*Task to complete*.
Repeat the data below exactly, dropping any pictures it holds.

*Given data*.
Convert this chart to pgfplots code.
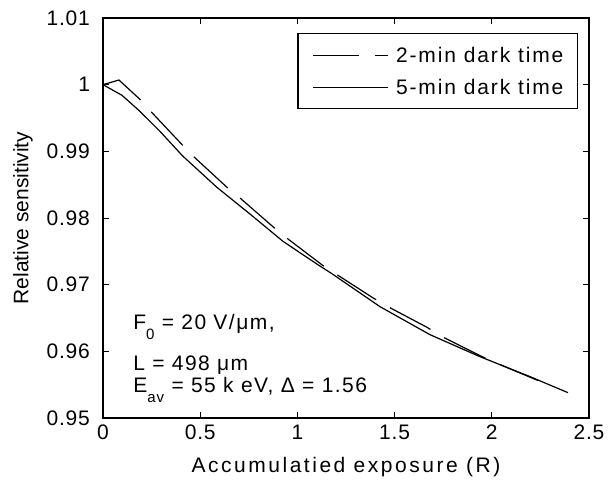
\documentclass[border=0pt]{standalone}
\usepackage{pgfplots}
\pgfplotsset{compat=1.18}
\usepackage{fontspec}
\setmainfont{Liberation Sans}
\newfontfamily\lsfont[LetterSpace=9]{Liberation Sans}
\newfontfamily\xlfont[LetterSpace=12]{Liberation Sans}
\newfontfamily\tkfont[LetterSpace=4]{Liberation Sans}
\newfontfamily\anfont[LetterSpace=7]{Liberation Sans}
\newcommand{\sub}[1]{\raisebox{-5pt}{\fontsize{7.5}{8}\selectfont #1}}
\begin{document}
\begin{tikzpicture}
\path[use as bounding box] (-51.5pt,-33pt) rectangle (253pt,209pt);
\begin{axis}[
  at={(0pt,0pt)}, anchor=south west,
  scale only axis, width=243pt, height=200pt,
  xmin=0, xmax=2.5, ymin=0.95, ymax=1.01,
  xtick={0,0.5,1,1.5,2,2.5},
  ytick={0.95,0.96,0.97,0.98,0.99,1,1.01},
  /pgf/number format/assume math mode=true,
  yticklabel style={/pgf/number format/fixed, /pgf/number format/precision=2, xshift=-3pt, font=\tkfont\fontsize{10.5}{12}\selectfont},
  xticklabel style={/pgf/number format/fixed, font=\tkfont\fontsize{10.5}{12}\selectfont},
  tick align=inside, major tick length=3pt,
  tick style={black, line width=0.5pt},
  axis line style={line width=0.6pt},
  xlabel style={font=\xlfont\fontsize{10.5}{12}\selectfont, yshift=-2pt},
  ylabel style={font=\fontsize{10.5}{12}\selectfont},
  xlabel={Accumulatied exposure (R)},
  ylabel={Relative sensitivity},
  legend style={at={(1,1)}, anchor=north east, xshift=-5.5pt, yshift=-7.5pt,
    font=\lsfont\fontsize{10.5}{12}\selectfont, draw=black, line width=0.6pt,
    inner xsep=7pt, inner ysep=7pt, row sep=8.5pt, column sep=0pt,
    nodes={inner sep=0pt, text height=7.5pt, text depth=0pt}},
  legend cell align=left,
  legend image code/.code={\path[draw=none] (0pt,0pt) -- (42pt,0pt);
    \draw[#1] (0.5pt,0pt) -- (38pt,0pt);},
]
\addplot[black, line width=0.6pt, dash pattern=on 23pt off 8pt] coordinates {
(0,1.0) (0.082,1.0007) (0.19,0.9978) (0.252,0.9958) (0.41,0.9909) (0.463,0.9893)
(0.638,0.9846) (0.705,0.9830) (0.874,0.9787) (0.936,0.9772) (1.13,0.9729)
(1.193,0.9717) (1.39,0.9680) (1.466,0.9667) (1.667,0.9636) (1.744,0.9622)
(1.95,0.9592) (2.1,0.9573) (2.24,0.9556)
};
\addlegendentry{2-min dark time}
\addplot[black, line width=0.6pt] coordinates {
(0,1.0) (0.098,0.9984) (0.19,0.996) (0.293,0.993) (0.41,0.9893) (0.586,0.9846)
(0.756,0.9806) (0.926,0.9765) (1.1,0.9731) (1.18,0.9716) (1.425,0.9667)
(1.682,0.9625) (1.939,0.9592) (2.197,0.9562) (2.392,0.9538)
};
\addlegendentry{5-min dark time}
\node[anchor=base west, inner sep=0pt, font=\anfont\fontsize{10.5}{12}\selectfont] at (axis cs:0.154,0.9633) {F\sub{0} = 20 V/μm,};
\node[anchor=base west, inner sep=0pt, font=\anfont\fontsize{10.5}{12}\selectfont] at (axis cs:0.154,0.9572) {L = 498 μm};
\node[anchor=base west, inner sep=0pt, font=\anfont\fontsize{10.5}{12}\selectfont] at (axis cs:0.154,0.9539) {E\sub{av} = 55 k eV, Δ = 1.56};
\end{axis}
\end{tikzpicture}
\end{document}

*Task solution*.
Convert this chart to pgfplots code.
\documentclass[border=0pt]{standalone}
\usepackage{pgfplots}
\pgfplotsset{compat=1.18}
\usepackage{fontspec}
\setmainfont{Liberation Sans}
\newfontfamily\lsfont[LetterSpace=9]{Liberation Sans}
\newfontfamily\xlfont[LetterSpace=12]{Liberation Sans}
\newfontfamily\tkfont[LetterSpace=4]{Liberation Sans}
\newfontfamily\anfont[LetterSpace=7]{Liberation Sans}
\newcommand{\sub}[1]{\raisebox{-5pt}{\fontsize{7.5}{8}\selectfont #1}}
\begin{document}
\begin{tikzpicture}
\path[use as bounding box] (-51.5pt,-33pt) rectangle (253pt,209pt);
\begin{axis}[
  at={(0pt,0pt)}, anchor=south west,
  scale only axis, width=243pt, height=200pt,
  xmin=0, xmax=2.5, ymin=0.95, ymax=1.01,
  xtick={0,0.5,1,1.5,2,2.5},
  ytick={0.95,0.96,0.97,0.98,0.99,1,1.01},
  /pgf/number format/assume math mode=true,
  yticklabel style={/pgf/number format/fixed, /pgf/number format/precision=2, xshift=-3pt, font=\tkfont\fontsize{10.5}{12}\selectfont},
  xticklabel style={/pgf/number format/fixed, font=\tkfont\fontsize{10.5}{12}\selectfont},
  tick align=inside, major tick length=3pt,
  tick style={black, line width=0.5pt},
  axis line style={line width=0.6pt},
  xlabel style={font=\xlfont\fontsize{10.5}{12}\selectfont, yshift=-2pt},
  ylabel style={font=\fontsize{10.5}{12}\selectfont},
  xlabel={Accumulatied exposure (R)},
  ylabel={Relative sensitivity},
  legend style={at={(1,1)}, anchor=north east, xshift=-5.5pt, yshift=-7.5pt,
    font=\lsfont\fontsize{10.5}{12}\selectfont, draw=black, line width=0.6pt,
    inner xsep=7pt, inner ysep=7pt, row sep=8.5pt, column sep=0pt,
    nodes={inner sep=0pt, text height=7.5pt, text depth=0pt}},
  legend cell align=left,
  legend image code/.code={\path[draw=none] (0pt,0pt) -- (42pt,0pt);
    \draw[#1] (0.5pt,0pt) -- (38pt,0pt);},
]
\addplot[black, line width=0.6pt, dash pattern=on 23pt off 8pt] coordinates {
(0,1.0) (0.082,1.0007) (0.19,0.9978) (0.252,0.9958) (0.41,0.9909) (0.463,0.9893)
(0.638,0.9846) (0.705,0.9830) (0.874,0.9787) (0.936,0.9772) (1.13,0.9729)
(1.193,0.9717) (1.39,0.9680) (1.466,0.9667) (1.667,0.9636) (1.744,0.9622)
(1.95,0.9592) (2.1,0.9573) (2.24,0.9556)
};
\addlegendentry{2-min dark time}
\addplot[black, line width=0.6pt] coordinates {
(0,1.0) (0.098,0.9984) (0.19,0.996) (0.293,0.993) (0.41,0.9893) (0.586,0.9846)
(0.756,0.9806) (0.926,0.9765) (1.1,0.9731) (1.18,0.9716) (1.425,0.9667)
(1.682,0.9625) (1.939,0.9592) (2.197,0.9562) (2.392,0.9538)
};
\addlegendentry{5-min dark time}
\node[anchor=base west, inner sep=0pt, font=\anfont\fontsize{10.5}{12}\selectfont] at (axis cs:0.154,0.9633) {F\sub{0} = 20 V/μm,};
\node[anchor=base west, inner sep=0pt, font=\anfont\fontsize{10.5}{12}\selectfont] at (axis cs:0.154,0.9572) {L = 498 μm};
\node[anchor=base west, inner sep=0pt, font=\anfont\fontsize{10.5}{12}\selectfont] at (axis cs:0.154,0.9539) {E\sub{av} = 55 k eV, Δ = 1.56};
\end{axis}
\end{tikzpicture}
\end{document}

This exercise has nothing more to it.